/zuno-docs

Repository for hosting Zuno project pre-reads.

Zuno Project: The Perfect Backend

"Perfect Backend" is a very strong claim. However, I'm confident once you get to know enough about the project, through this write-up, a 1-on-1 presentation, or through some other means, you'd be in agreement with the claim.

The best outcome I consider would be if Zuno inspires you to make something yourself (if you haven't already) striving for (reasonable) perfection - as it did many others. Cheers!

Background, Motivation, and Engineering Context:

I realized fairly early in my role as an engineer that the implementation details were a means to an end for business goals. I aligned myself to that realization, which enabled me to understand both engineering and business aspects of the problems, and build solutions more aligned to the end goal. However, I felt within me a long-suppressed drive to create something out of the sheer joy of creating - something not tied to a scope, to distill the absolute best of my experience, learning, and engineering capability.

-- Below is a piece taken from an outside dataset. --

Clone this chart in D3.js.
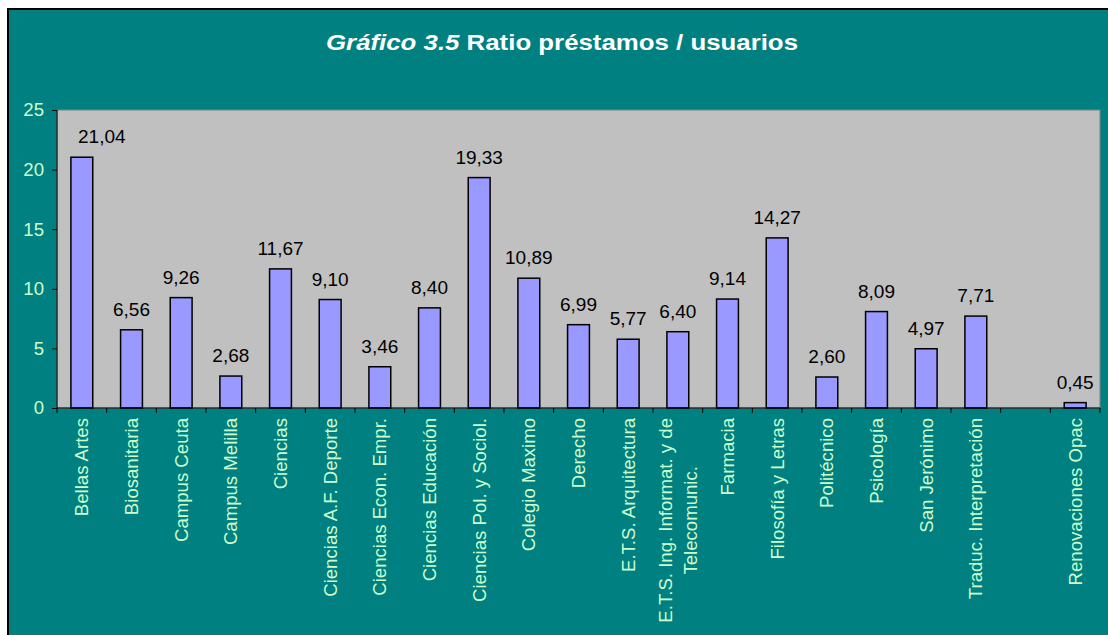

Zuno is the outcome of that drive.

Zuno is a link shortener - and I've purposefully chosen it to be one, rather than a novel or a fancy idea. I know exactly what it does, and so does everyone. The intent with this project is to focus on the art of engineering, not the product.

Project Highlights:

Zuno has many highlights, among which I'll focus on the top 3 'anchors', and will try to very briefly touch upon a few others.

  1. API Contracts act as a source of truth.
  2. Engineered based on security principles of zero trust.
  3. Observability is built into every cross-section, layer, and service.

API Contracts: Single Source of Truth

Traditionally, APIs are designed and developed based on a specification, such as a Problem Requirement Document (PRD). In such cases, either the PRD, or the API Specification Document derived from it become the source of all further design and development.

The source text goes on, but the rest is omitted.